Ce renoncement à tout pour Christ, est-ce un pas unique, l'expérience et le geste d'un instant, ou est-ce un processus qui se renouvelle chaque jour, une approche progressive ? C'est les deux à la fois. Il peut y avoir un moment précis dans la vie du croyant où il découvre pour la première fois, ou redécouvre plus profondément, cette vérité bénie. Alors, par un acte de sa volonté auquel le conduit la puissance de Dieu, il rassemble toute sa vie et décide à ce moment de se placer sur l'autel comme un sacrifice vivant et agréable à Dieu. De tels moments ont souvent été le moyen de passer d'une vie d'errance et de défaite à une vie dans la présence et la puissance de Dieu. Mais, même dans ce cas, il faut, pour lui comme pour tous ceux qui n'ont pas connu une telle expérience, que sa vie devienne une prière incessante pour qu'il comprenne mieux la signification de l'abandon total, de l'offrande toujours renouvelée de tout ce qu'il possède, à Dieu.

Croyant, si tu veux demeurer en Christ, voici la route bénie. La nature recule devant un tel renoncement, devant la croix et tout ce que son application totale entraîne dans notre vie. Mais ce que la nature n'aime pas et ne peut accomplir, la grâce le réalise et il en résulte une vie de joie et de gloire. Il suffit de s'en remettre à Christ, le Seigneur. La puissance victorieuse de sa présence pénétrant en toi va transformer en joie l'abandon de tout ce qui t'était le plus précieux auparavant. « Au centuple, dans cette vie » (Mr. 10.30) : ces paroles du Maître deviennent vraies pour tous ceux qui, le cœur rempli de foi, acceptent son ordre de tout abandonner. La rétribution bénie rendra bientôt l'abandon encore plus béni.
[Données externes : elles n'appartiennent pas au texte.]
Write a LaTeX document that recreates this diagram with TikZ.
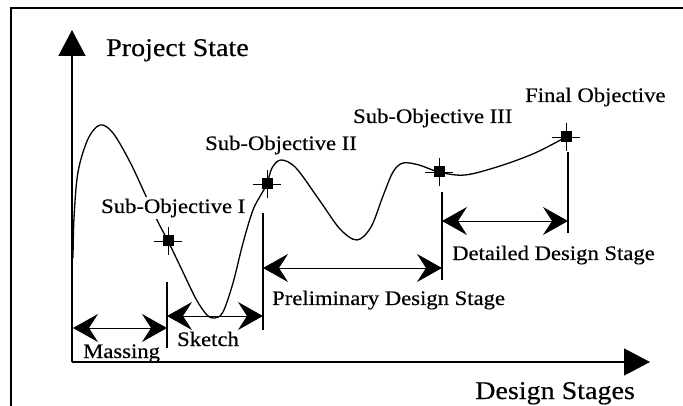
\documentclass[tikz,border=0pt]{standalone}
\usepackage{fontspec}
\setmainfont[FakeStretch=1.1,FakeBold=0.45]{Liberation Serif}
\usetikzlibrary{arrows.meta}
\begin{document}
\begin{tikzpicture}[x=1pt,y=-1pt,
  lbl/.style={inner sep=0pt, anchor=base west, font=\fontsize{20.6}{24}\selectfont},
  axlbl/.style={inner sep=0pt, anchor=base west, font=\fontsize{25.5}{30}\selectfont},
  objmark/.style={rectangle, fill=black, draw=none, minimum size=11pt, inner sep=0pt},
  cross/.style={line width=0.6pt},
  spanarrow/.style={line width=0.9pt, {Stealth[length=25pt,width=28pt,inset=9pt,line width=1.3pt]}-{Stealth[length=25pt,width=28pt,inset=9pt,line width=1.3pt]}},
  stagetick/.style={line width=1.3pt},
  axisline/.style={line width=1.4pt, -{Triangle[length=26pt,width=27pt]}},
  curveline/.style={line width=1.3pt}
]
\useasboundingbox (0,0) rectangle (683,406);
% frame
\coordinate (fbl) at (11,406);
\coordinate (ftl) at (11,8);
\coordinate (ftr) at (683,8);
\draw[line width=1.4pt] (fbl) -- (ftl) -- (ftr);

% axes
\coordinate (O) at (72,362);
\coordinate (ytop) at (72,30);
\coordinate (xend) at (650,362);
\draw[axisline] (O) -- (ytop);
\draw[axisline] (O) -- (xend);

% curve
\draw[curveline] plot[smooth, tension=0.55] coordinates {
 (73,258) (74,218) (78,172) (88,139) (100,125) (113,133) (130,162) (145,194)
 (158,222) (168,241) (182,270) (196,299) (207,315) (215,318) (223,312)
 (233,283) (243,243) (253,210) (262,193) (267,184) (272,168) (281,160)
 (296,168) (320,201) (340,229) (357,240) (371,227) (383,196) (393,172)
 (403,163) (419,165) (439,172) (465,175) (500,166) (535,153) (566,137)};

% objective markers
\node[objmark] (s1) at (168,241) {};
\node[objmark] (s2) at (267,184) {};
\node[objmark] (s3) at (439,172) {};
\node[objmark] (fo) at (566,137) {};
\foreach \m in {s1,s2,s3,fo}{
  \draw[cross] ([xshift=-14pt]\m.center) -- ([xshift=14pt]\m.center);
  \draw[cross] ([yshift=-14pt]\m.center) -- ([yshift=14pt]\m.center);
}

% stage ticks
\coordinate (t1a) at (167,282); \coordinate (t1b) at (167,348);
\coordinate (t2a) at (263,213); \coordinate (t2b) at (263,330);
\coordinate (t3a) at (442,192); \coordinate (t3b) at (442,280);
\coordinate (t4a) at (568,152); \coordinate (t4b) at (568,233);
\draw[stagetick] (t1a) -- (t1b);
\draw[stagetick] (t2a) -- (t2b);
\draw[stagetick] (t3a) -- (t3b);
\draw[stagetick] (t4a) -- (t4b);

% stage spans
\coordinate (m0) at (73,328);  \coordinate (m1) at (167,328);
\coordinate (k0) at (167,316); \coordinate (k1) at (263,316);
\coordinate (p0) at (263,268); \coordinate (p1) at (442,268);
\coordinate (d0) at (442,221); \coordinate (d1) at (568,221);
\draw[spanarrow] (m0) -- (m1);
\draw[spanarrow] (k0) -- (k1);
\draw[spanarrow] (p0) -- (p1);
\draw[spanarrow] (d0) -- (d1);

% labels
\node[axlbl] (ps) at (106,56) {Project State};
\node[axlbl] (ds) at (475,399) {Design Stages};
\node[lbl, fill=white, inner xsep=1pt, inner ysep=2pt] (l1) at (100,213) {Sub-Objective I};
\node[lbl] (l2) at (205,150) {Sub-Objective II};
\node[lbl] (l3) at (353,123) {Sub-Objective III};
\node[lbl] (l4) at (525,102) {Final Objective};
\node[lbl] (lm) at (83,358) {Massing};
\node[lbl] (lk) at (177,346) {Sketch};
\node[lbl] (lp) at (272,305) {Preliminary Design Stage};
\node[lbl] (ld) at (452,260) {Detailed Design Stage};
\end{tikzpicture}
\end{document}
Et l'on verra alors que le secret d'une vie dans l'intimité de Dieu est simplement ceci : quand je me donne moi-même entièrement à Christ, je découvre la puissance de le saisir entièrement pour moi ; quand je perds à cause de lui tout ce que je suis et tout ce que j'ai, alors il me prend entièrement pour lui et se donne lui-même entièrement à moi.